The NBA player doesn't need a fancier jump shot. They just hit the basic one. Over and over and over.


But PMs? We're here trying to implement "dual track agile" when we can't even run a basic planning session without it turning into a six hour death march of "bUt TeCHNicAl dEbt" and stakeholder drive-bys.


Want to be a better PM? Here's your advanced course:

  • Talk to your customers. Build a POV on why they need what they need.

  • Write things down. Often. Always. Every time. Don't write for volume, write for clarity. By that I mean, write a lot AND edit a lot.

  • Say no to all but the best ideas. Your job is not to find a needle in a haystack it is to find a needle in a stack of needles.

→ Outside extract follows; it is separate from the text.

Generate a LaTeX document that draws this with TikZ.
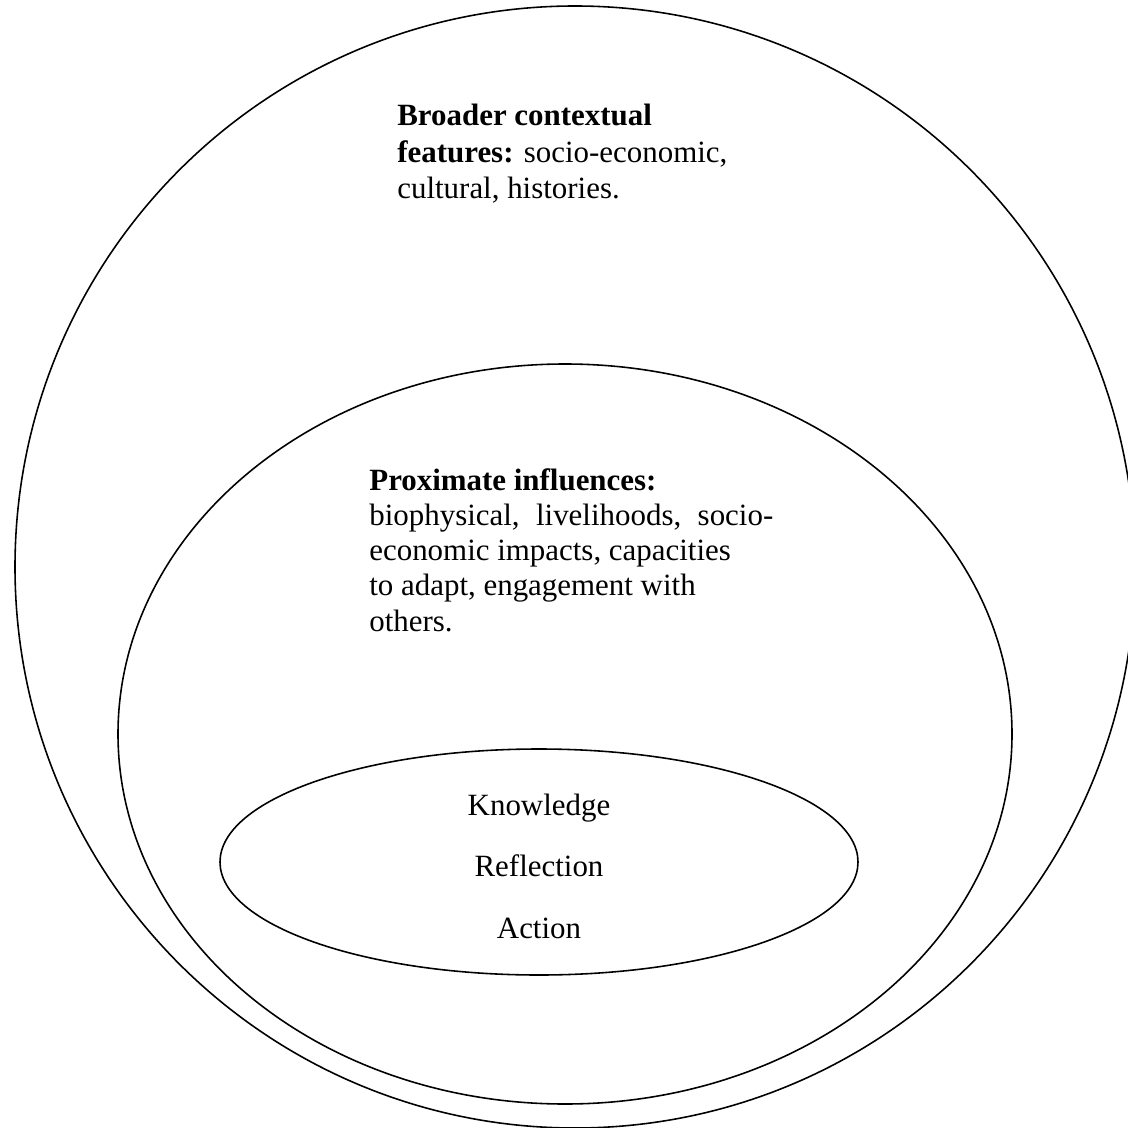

  • Ship. Honestly, it may not be perfect. Just ship. If you have to "fix" it later? Then fix it. There are very few products that get better if you wait. (If you are writing software for airplanes or rockets, ignore this bullet.)


That's it. That's the whole game.


But no one wants to hear this because it's not sexy. It's not a framework you can put on LinkedIn. You can't do a conference talk about "How I Learned To Write Clear Acceptance Criteria (You Won't Believe What Happened Next!)."


Every PM team I work with wants to talk about scaling and "next level" stuff. Meanwhile their stakeholder meetings look like hostage negotiations.


The REAL pros, the QUIET pros, just do the basics better.

They write more clearly.

They get to the details.

They ask questions.

They say no faster.

They ship more.


That's it.


Want to level up? Quit looking for advanced techniques. Start doing the basic things better than everyone else.